Javier Kuhlmann, Commercial Director of Cointer and Opportunity Network member, gives his advice on key trading elements CEOs can’t miss when building a successful trade operation.
A decade ago, finding bananas from Costa Rica, Colombia or Ecuador in a European supermarket wasn’t as common as it is today. This is a consequence of the increase of successful international trade operations.
Foreign trading allows countries and business owners to expand their markets in ways that wouldn’t have been possible to do so domestically. As technological advances keep popping up every day, this expansion of products and services just keeps growing, helping make this trading more achievable, profitable and ambitious.
According to the Key Statistics and Trends in International Trade 2018 by the United Nations, international trade growth has increased steadily since 2015. In 2017, growth averaged about 10%, even peaking at 12% in 2018. Even though this year has presented some fluctuations, it is predicted that this trend will keep on in the future.
For foreign trade companies, building a solid strategy is crucial for making worthy profits and avoid setbacks in its operations. As there are so many goods and products to export and/or import, every operation has different requirements but in general, these strategies require several key elements that CEOs can’t miss.

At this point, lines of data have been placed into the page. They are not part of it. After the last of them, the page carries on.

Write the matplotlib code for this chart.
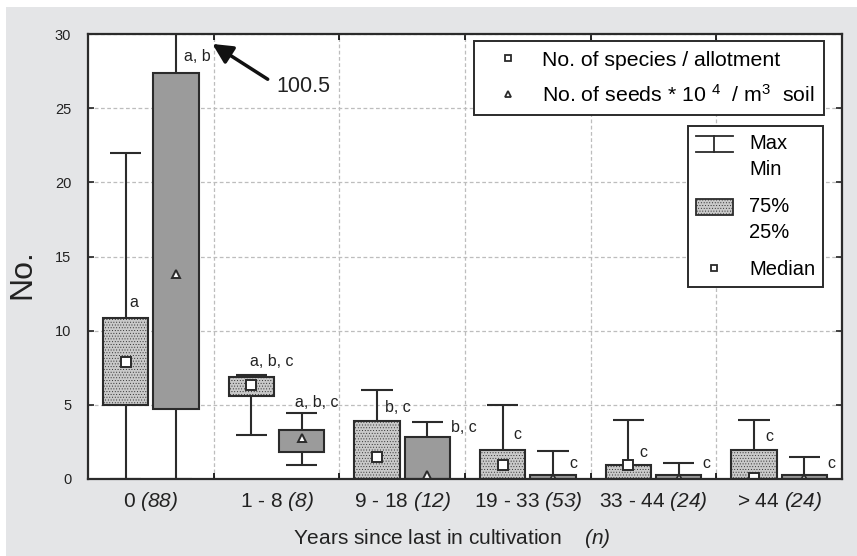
import matplotlib
matplotlib.use("Agg")
import matplotlib.pyplot as plt
from matplotlib.legend_handler import HandlerBase
from matplotlib.lines import Line2D
from matplotlib.patches import Rectangle
import numpy as np

plt.rcParams["font.family"] = ["Liberation Sans", "DejaVu Sans"]
plt.rcParams["mathtext.fontset"] = "custom"
plt.rcParams["mathtext.rm"] = "Liberation Sans"
plt.rcParams["mathtext.it"] = "Liberation Sans:italic"
plt.rcParams["mathtext.sf"] = "Liberation Sans:italic"
plt.rcParams["hatch.linewidth"] = 0.35
plt.rcParams["hatch.color"] = "#a8a8a8"

# data
GROUPS = ["0", "1 - 8", "9 - 18", "19 - 33", "33 - 44", "> 44"]
N = [88, 8, 12, 53, 24, 24]

SPECIES_MIN = [0.0, 3.0, 0.0, 0.0, 0.0, 0.0]
SPECIES_Q1 = [5.0, 5.6, 0.0, 0.0, 0.0, 0.0]
SPECIES_MED = [7.9, 6.35, 1.45, 0.95, 0.95, 0.05]
SPECIES_Q3 = [10.85, 6.85, 3.9, 1.95, 0.95, 1.95]
SPECIES_MAX = [22.0, 7.0, 6.0, 5.0, 4.0, 4.0]

SEEDS_MIN = [0.0, 0.95, 0.0, 0.0, 0.0, 0.0]
SEEDS_Q1 = [4.7, 1.85, 0.0, 0.0, 0.0, 0.0]
SEEDS_MED = [13.8, 2.75, 0.3, 0.05, 0.05, 0.05]
SEEDS_Q3 = [27.35, 3.3, 2.85, 0.3, 0.3, 0.3]
SEEDS_MAX = [100.5, 4.45, 3.85, 1.9, 1.05, 1.45]

SPECIES_LETTERS = ["a", "a, b, c", "b, c", "c", "c", "c"]
SEEDS_LETTERS = ["a, b", "a, b, c", "b, c", "c", "c", "c"]

# annotation layout (letter positions relative to each box centre)
SPECIES_LABEL_Y = [11.9, 7.95, 4.85, 3.03, 1.78, 2.85]
SPECIES_LABEL_DX = [0.03, -0.01, 0.065, 0.085, 0.085, 0.09]
SEEDS_LABEL_Y = [28.5, 5.15, 3.5, 1.07, 1.07, 1.07]
SEEDS_LABEL_DX = [0.06, -0.05, 0.19, 0.13, 0.19, 0.18]

EDGE = "#2b2b2b"
TXT = "#222222"
SPECIES_FC = "#c9c9c9"
SEEDS_FC = "#9b9b9b"
BG = "#e4e5e7"
OFFSET = 0.2
BOX_W = 0.36
CAP_W = 0.25


class WhiskerSymbol:
    pass


class HandlerWhisker(HandlerBase):
    def create_artists(self, legend, orig_handle, xdescent, ydescent,
                       width, height, fontsize, trans):
        lift = 0.65 * fontsize
        x0, x1 = -xdescent, -xdescent + width
        y0, y1 = -ydescent + lift, -ydescent + height + lift
        xm = (x0 + x1) / 2
        lines = [Line2D([x0, x1], [y1, y1]), Line2D([x0, x1], [y0, y0]),
                 Line2D([xm, xm], [y0, y1])]
        for ln in lines:
            ln.set_color(EDGE)
            ln.set_linewidth(1.3)
            ln.set_transform(trans)
        return lines


class HandlerBox(HandlerBase):
    def create_artists(self, legend, orig_handle, xdescent, ydescent,
                       width, height, fontsize, trans):
        lift = 0.65 * fontsize
        r = Rectangle((-xdescent, -ydescent + lift), width, height,
                      facecolor=SPECIES_FC, edgecolor=EDGE, lw=1.3,
                      hatch="......", transform=trans)
        return [r]


def draw_boxes(ax, xs, lo, q1, med, q3, hi, fc, hatch, marker, msize):
    ax.bar(xs, np.array(q3) - np.array(q1), bottom=q1, width=BOX_W,
           facecolor=fc, edgecolor=EDGE, linewidth=1.5, hatch=hatch, zorder=3)
    ax.vlines(xs, q3, hi, color=EDGE, lw=1.5, zorder=2)
    ax.vlines(xs, lo, q1, color=EDGE, lw=1.5, zorder=2)
    ax.hlines(hi, xs - CAP_W / 2, xs + CAP_W / 2, color=EDGE, lw=1.5, zorder=2)
    ax.hlines(lo, xs - CAP_W / 2, xs + CAP_W / 2, color=EDGE, lw=1.5, zorder=2)
    ax.plot(xs, med, linestyle="none", marker=marker, ms=msize,
            mfc="white", mec=EDGE, mew=1.4, zorder=5)


fig = plt.figure(figsize=(8.57, 5.56), dpi=100)
fig.patch.set_facecolor("white")
fig.patches.append(Rectangle((6 / 857, 0), 1, 1 - 7 / 556, transform=fig.transFigure,
                             facecolor=BG, edgecolor="none", zorder=-10))
ax = fig.add_axes([88 / 857, 1 - 479 / 556, 754 / 857, 445 / 556])
ax.set_facecolor("white")

x = np.arange(len(GROUPS))
xs_sp = x - OFFSET
xs_se = x + OFFSET

draw_boxes(ax, xs_sp, SPECIES_MIN, SPECIES_Q1, SPECIES_MED, SPECIES_Q3, SPECIES_MAX,
           SPECIES_FC, "......", "s", 6.5)
draw_boxes(ax, xs_se, SEEDS_MIN, SEEDS_Q1, SEEDS_MED, SEEDS_Q3, SEEDS_MAX,
           SEEDS_FC, None, "^", 6)

for i in range(len(GROUPS)):
    ax.text(xs_sp[i] + SPECIES_LABEL_DX[i], SPECIES_LABEL_Y[i], SPECIES_LETTERS[i],
            ha="left", va="center", fontsize=11.5, color=TXT, zorder=6)
    ax.text(xs_se[i] + SEEDS_LABEL_DX[i], SEEDS_LABEL_Y[i], SEEDS_LETTERS[i],
            ha="left", va="center", fontsize=11.5, color=TXT, zorder=6)

# off-scale maximum of the first seed box
ax.annotate("", xy=(xs_se[0] + 0.29, 29.33), xytext=(xs_se[0] + 0.73, 26.95),
            arrowprops=dict(arrowstyle="-|>", color="#111111", lw=2.5,
                            mutation_scale=30, shrinkA=0, shrinkB=0), zorder=7)
ax.text(xs_se[0] + 0.8, 26.45, f"{SEEDS_MAX[0]}", ha="left", va="center",
        fontsize=15.5, color=TXT)

ax.set_xlim(-0.5, len(GROUPS) - 0.5)
ax.set_ylim(0, 30)
ax.set_yticks(np.arange(0, 31, 5))
ax.tick_params(axis="y", labelsize=10.5, pad=12, direction="in", length=4,
               width=1.2, right=True, colors=TXT)
ax.set_xticks(x)
ax.set_xticklabels([f"{g} $\\mathsf{{({n})}}$" for g, n in zip(GROUPS, N)], fontsize=15)
ax.tick_params(axis="x", which="major", length=0, pad=8, colors=TXT)
ax.set_xticks(x[:-1] + 0.5, minor=True)
ax.tick_params(axis="x", which="minor", direction="in", length=4, width=1.2,
               top=True, bottom=True)
ax.grid(True, axis="y", which="major", color="#bdbdbd", ls=(0, (3, 2)), lw=0.9)
ax.grid(True, axis="x", which="minor", color="#bdbdbd", ls=(0, (3, 2)), lw=0.9)
ax.set_axisbelow(True)
for sp in ax.spines.values():
    sp.set_color(EDGE)
    sp.set_linewidth(1.6)
    sp.set_zorder(6)

fig.text(22 / 857, 1 - 274 / 556, "No.", rotation=90, ha="center", va="center",
         fontsize=23, color=TXT)
fig.text(452 / 857, 1 - 538 / 556, "Years since last in cultivation    $\\mathsf{(n)}$",
         ha="center", va="center", fontsize=15, color=TXT)

# legend 1: series
h1 = [Line2D([], [], ls="none", marker="s", ms=5, mfc="white", mec=EDGE, mew=1.3),
      Line2D([], [], ls="none", marker="^", ms=5, mfc="white", mec=EDGE, mew=1.3)]
leg1 = ax.legend(h1, ["No. of species / allotment",
                      "No. of seeds * 10 $^4$  / m$^3$  soil"],
                 loc="upper right", bbox_to_anchor=(0.976, 0.984), fontsize=15.3,
                 frameon=True, fancybox=False, edgecolor=EDGE, framealpha=1,
                 handlelength=2.3, handletextpad=0.45, borderpad=0.45,
                 labelspacing=0.65, borderaxespad=0)
leg1.get_frame().set_linewidth(1.4)
ax.add_artist(leg1)

# legend 2: box elements
h2 = [WhiskerSymbol(), Rectangle((0, 0), 1, 1),
      Line2D([], [], ls="none", marker="s", ms=5, mfc="white", mec=EDGE, mew=1.3)]
leg2 = ax.legend(h2, ["Max\nMin", "75%\n25%", "Median"],
                 handler_map={WhiskerSymbol: HandlerWhisker(), Rectangle: HandlerBox()},
                 loc="upper right", bbox_to_anchor=(0.975, 0.793), fontsize=14.5,
                 frameon=True, fancybox=False, edgecolor=EDGE, framealpha=1,
                 handlelength=1.85, handleheight=0.9, handletextpad=0.8,
                 borderpad=0.4, labelspacing=0.9, borderaxespad=0)
leg2.get_frame().set_linewidth(1.4)
for t in leg2.get_texts():
    t.set_linespacing(1.45)

fig.savefig("out.png", dpi=100, facecolor=fig.get_facecolor())
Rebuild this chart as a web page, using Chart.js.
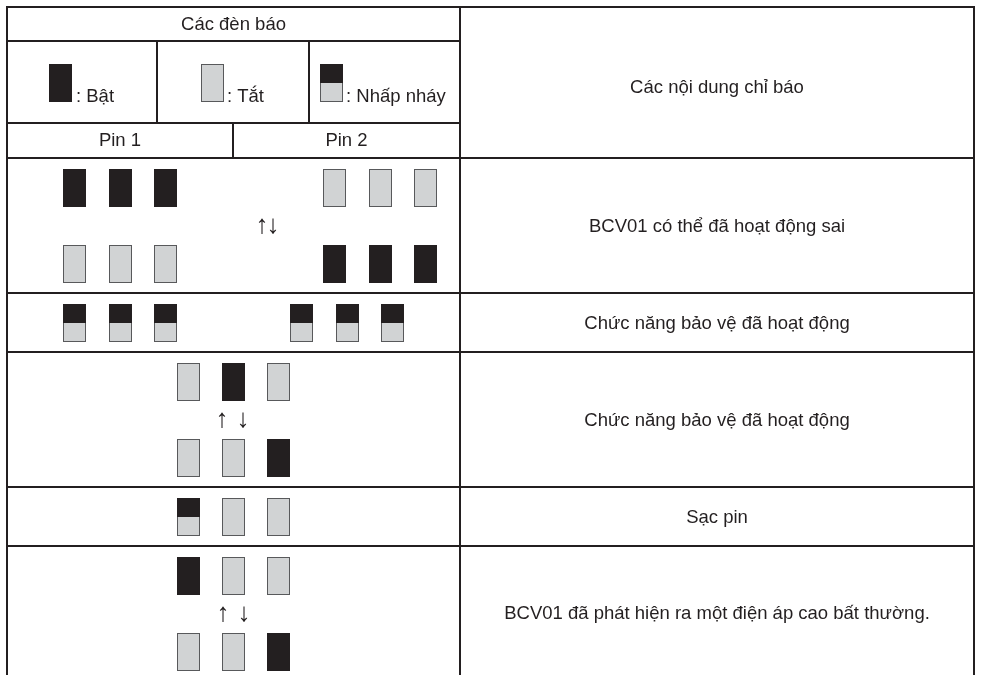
<!DOCTYPE html>
<html>
<head>
<meta charset="utf-8">
<script src="https://cdn.jsdelivr.net/npm/chart.js@4/dist/chart.umd.min.js"></script>
<style>
html,body{margin:0;padding:0;background:#ffffff;}
#wrap{width:981px;height:675px;}
canvas{display:block;}
</style>
</head>
<body>
<div id="wrap"><canvas id="c" width="981" height="675"></canvas></div>
<script>
// ---------- DATA ----------
const indicatorTitle = 'Các đèn báo';
const contentTitle = 'Các nội dung chỉ báo';
const legendStates = ['on', 'off', 'blink'];
const legendLabels = [': Bật', ': Tắt', ': Nhấp nháy'];
const pinLabels = ['Pin 1', 'Pin 2'];
const rowDescriptions = [
  'BCV01 có thể đã hoạt động sai',
  'Chức năng bảo vệ đã hoạt động',
  'Chức năng bảo vệ đã hoạt động',
  'Sạc pin',
  'BCV01 đã phát hiện ra một điện áp cao bất thường.'
];
// lamp states (Pin 1 lamps then Pin 2 lamps, or a single 3-lamp group)
const row1Top    = ['on', 'on', 'on', 'off', 'off', 'off'];
const row1Bottom = ['off', 'off', 'off', 'on', 'on', 'on'];
const row2Lamps  = ['blink', 'blink', 'blink', 'blink', 'blink', 'blink'];
const row3Top    = ['off', 'on', 'off'];
const row3Bottom = ['off', 'off', 'on'];
const row4Lamps  = ['blink', 'off', 'off'];
const row5Top    = ['on', 'off', 'off'];
const row5Bottom = ['off', 'off', 'on'];
const alternationSymbols = ['↑↓', '↑ ↓', '↑ ↓'];

// ---------- LAYOUT (drawing units, mapped through the chart scales) ----------
const W = 981, H = 675;
const LAMP_W = 23, LAMP_H = 38;
const INK = '#231f20';
const OFF_FILL = '#d1d3d4';
const OFF_EDGE = '#58595b';
const FONT = '18.5px "Liberation Sans", Arial, Helvetica, sans-serif';
const ARROW_FONT = '200 26px "Liberation Sans", Arial, sans-serif';

const tableLeft = 7, tableMid = 460, tableRight = 974;
const rowBounds = [158, 293, 352, 487, 546, 680];

const lampLines = [
  { top: 169, groups: [{ x: 63, p: 45.5 }, { x: 323, p: 45.5 }], states: row1Top },
  { top: 245, groups: [{ x: 63, p: 45.5 }, { x: 323, p: 45.5 }], states: row1Bottom },
  { top: 304, groups: [{ x: 63, p: 45.5 }, { x: 290, p: 45.5 }], states: row2Lamps },
  { top: 363, groups: [{ x: 177, p: 45 }], states: row3Top },
  { top: 439, groups: [{ x: 177, p: 45 }], states: row3Bottom },
  { top: 498, groups: [{ x: 177, p: 45 }], states: row4Lamps },
  { top: 557, groups: [{ x: 177, p: 45 }], states: row5Top },
  { top: 633, groups: [{ x: 177, p: 45 }], states: row5Bottom }
];
const legendLampLefts = [49, 201, 320];
const legendLampTop = 64;
const legendTextX = [76, 227, 346];
const arrowSpots = [
  { x: [262, 273], y: 226 },
  { x: [222, 243], y: 420 },
  { x: [223, 244], y: 614 }
];

// ---------- lamp images ----------
function lampImage(state) {
  const c = document.createElement('canvas');
  c.width = LAMP_W; c.height = LAMP_H;
  const g = c.getContext('2d');
  if (state === 'on') {
    g.fillStyle = INK; g.fillRect(0, 0, LAMP_W, LAMP_H);
  } else {
    g.fillStyle = OFF_EDGE; g.fillRect(0, 0, LAMP_W, LAMP_H);
    g.fillStyle = OFF_FILL; g.fillRect(1, 1, LAMP_W - 2, LAMP_H - 2);
    if (state === 'blink') { g.fillStyle = INK; g.fillRect(0, 0, LAMP_W, 19); }
  }
  return c;
}
const images = { on: lampImage('on'), off: lampImage('off'), blink: lampImage('blink') };

// ---------- build points ----------
const pts = { on: [], off: [], blink: [] };
lampLines.forEach(line => {
  line.states.forEach((s, i) => {
    const grp = line.groups[Math.floor(i / 3)];
    const left = Math.round(grp.x + (i % 3) * grp.p);
    pts[s].push({ x: left + LAMP_W / 2, y: line.top + LAMP_H / 2 });
  });
});
legendStates.forEach((s, i) => {
  pts[s].push({ x: legendLampLefts[i] + LAMP_W / 2, y: legendLampTop + LAMP_H / 2 });
});

// ---------- table plugin ----------
const tablePlugin = {
  id: 'tablePlugin',
  beforeDatasetsDraw(chart) {
    const ctx = chart.ctx;
    const X = v => chart.scales.x.getPixelForValue(v);
    const Y = v => chart.scales.y.getPixelForValue(v);
    ctx.save();
    ctx.strokeStyle = INK;
    ctx.lineWidth = 2;
    ctx.lineCap = 'square';
    const line = (x1, y1, x2, y2) => {
      ctx.beginPath(); ctx.moveTo(X(x1), Y(y1)); ctx.lineTo(X(x2), Y(y2)); ctx.stroke();
    };
    line(tableLeft, 7, tableRight, 7);
    line(tableLeft, 41, tableMid, 41);
    line(tableLeft, 123, tableMid, 123);
    rowBounds.forEach(y => line(tableLeft, y, tableRight, y));
    line(tableLeft, 7, tableLeft, 690);
    line(tableMid, 7, tableMid, 690);
    line(tableRight, 7, tableRight, 690);
    line(157, 41, 157, 123);
    line(309, 41, 309, 123);
    line(233, 123, 233, 158);

    ctx.fillStyle = INK;
    ctx.font = FONT;
    ctx.textBaseline = 'alphabetic';
    ctx.textAlign = 'center';
    const midL = (tableLeft + tableMid) / 2;
    const midR = (tableMid + tableRight) / 2;
    ctx.fillText(indicatorTitle, X(midL), Y(30));
    ctx.fillText(pinLabels[0], X((tableLeft + 233) / 2), Y(146));
    ctx.fillText(pinLabels[1], X((233 + tableMid) / 2), Y(146));
    ctx.fillText(contentTitle, X(midR), Y(93));
    rowDescriptions.forEach((t, i) => {
      const c = (rowBounds[i] + rowBounds[i + 1]) / 2;
      ctx.fillText(t, X(midR), Y(c + 6));
    });
    ctx.textAlign = 'left';
    legendLabels.forEach((t, i) => ctx.fillText(t, X(legendTextX[i]), Y(102)));
    ctx.font = ARROW_FONT;
    ctx.textAlign = 'center';
    ctx.textBaseline = 'middle';
    arrowSpots.forEach((a, i) => {
      const syms = alternationSymbols[i].replace(' ', '').split('');
      syms.forEach((s, k) => ctx.fillText(s, X(a.x[k]), Y(a.y)));
    });
    ctx.restore();
  }
};

const mk = (state) => ({
  label: state,
  data: pts[state],
  pointStyle: images[state],
  pointRadius: 10,
  pointHoverRadius: 10,
  showLine: false
});

new Chart(document.getElementById('c'), {
  type: 'scatter',
  data: { datasets: [mk('on'), mk('off'), mk('blink')] },
  options: {
    responsive: false,
    animation: false,
    events: [],
    devicePixelRatio: 1,
    layout: { padding: 0, autoPadding: false },
    plugins: { legend: { display: false }, tooltip: { enabled: false }, title: { display: false } },
    scales: {
      x: { type: 'linear', min: 0, max: W, display: false },
      y: { type: 'linear', min: 0, max: H, reverse: true, display: false }
    }
  },
  plugins: [tablePlugin]
});
</script>
</body>
</html>
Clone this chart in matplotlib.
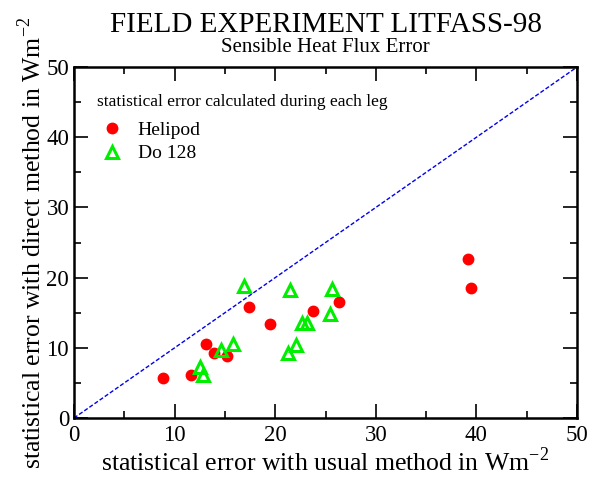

Cointer is a Spanish company with over 16 years of experience operating in Chile. It has invested in public tenders such as airports, roads, bridges, and terminals. It also is heavily involved in the logistics sector, acting as a logistics facilitator of foreign trade. Its contribution to the country’s development is undeniable and demonstrates a good example of how to have a well-elaborated strategy.
Javier Kuhlmann is the Commercial Director in charge of finding new businesses and developing a strategic plan for the group’s companies which include Zeal, Sauce, Ptla, Lamaignere, and KLA. The latter works as a subsidiary that provides commercial advice and logistical supervision in foreign trade deals. When considering what products to import, “the decision depends solely and exclusively on the needs of each one of them,” he says.
After working for more than 30 years in this industry, he has developed clear expertise on the topic. He described the process of establishing a trading strategy that includes all stages for an import, including product search, supplier verification, sample shipment, inspection coordination, purchase negotiation, insurance contracting and logistics supervision. For him, there are 4 elements that have to be prioritized in order to have a successful import/export operation.
1. Quality and Delivery Time of the Product
If the products being imported have poorer quality than those available in the local market, then there’s no point in importing them as it is very likely that they won’t reach the expected sales. Product quality must either be better than the entering market, or be able to compete with price instead while still being profitable.
The timing with which each of the products is delivered can derail the entire logistics chain, so it’s something that must be mutually agreed upon and non-negotiable.
2. Relationship with the Supplier
“When importing, connections are by far the most gravitational, since they will depend on trust and credibility between the buyer and seller,” said Javier.
Establishing a solid relationship with your supplier determines a successful trading operation. Although distance, cultural differences, and different markets play a decisive role in establishing those ongoing relationships, here is where technology can be relied on.
“Definitely today, technology platforms such as Opportunity Network are essential for the expansion and dissemination of new businesses,” he affirmed. “When you negotiate with vetted possible partner”s, deals are more likely to be made. You know these people can be trusted.
“Someone willing to give support on everything you might need and someone reliable is what makes executives seal the deal.”
3. Price and Payment Conditions
Product pricing, landed cost, financing options, short/medium/long term financing, government loan, angel financiers, and any other specifications about money should be clear, agreed upon, and signed on paper. In this way, both parties know exactly what was agreed upon and, in case there is a misunderstanding, a physical contract is available to clarify doubts.
4. Logistic Process
In domestic business, things are easier as buyers and suppliers often speak the same language, and the law is applied the same way. However, in international markets, legal, political, and economic practices may be different.
According to Kuhlmann, “Perhaps the main difficulty in a process of negotiation, trading or market prospecting is the cultural aspect and regulations of public governments.”
Having a clearly defined shipping method & timeline, container requirements, measurement conversion system, transportation and government documentation, and customs requirements, among others, are things that can’t be missed. Everything needs to be revised twice, three times and even four, to guarantee that your trading will not have any setbacks.
Every successful exporter or importer must discover the relevant factors and strategies for their chosen products and market. So, these 4 elements must be prioritized to avoid any mishap in the trading operation.
As for Javier Kuhlmann and his company in Chile, they will keep an eye open to business opportunities, to expand their strategic position both in and outside of Chile.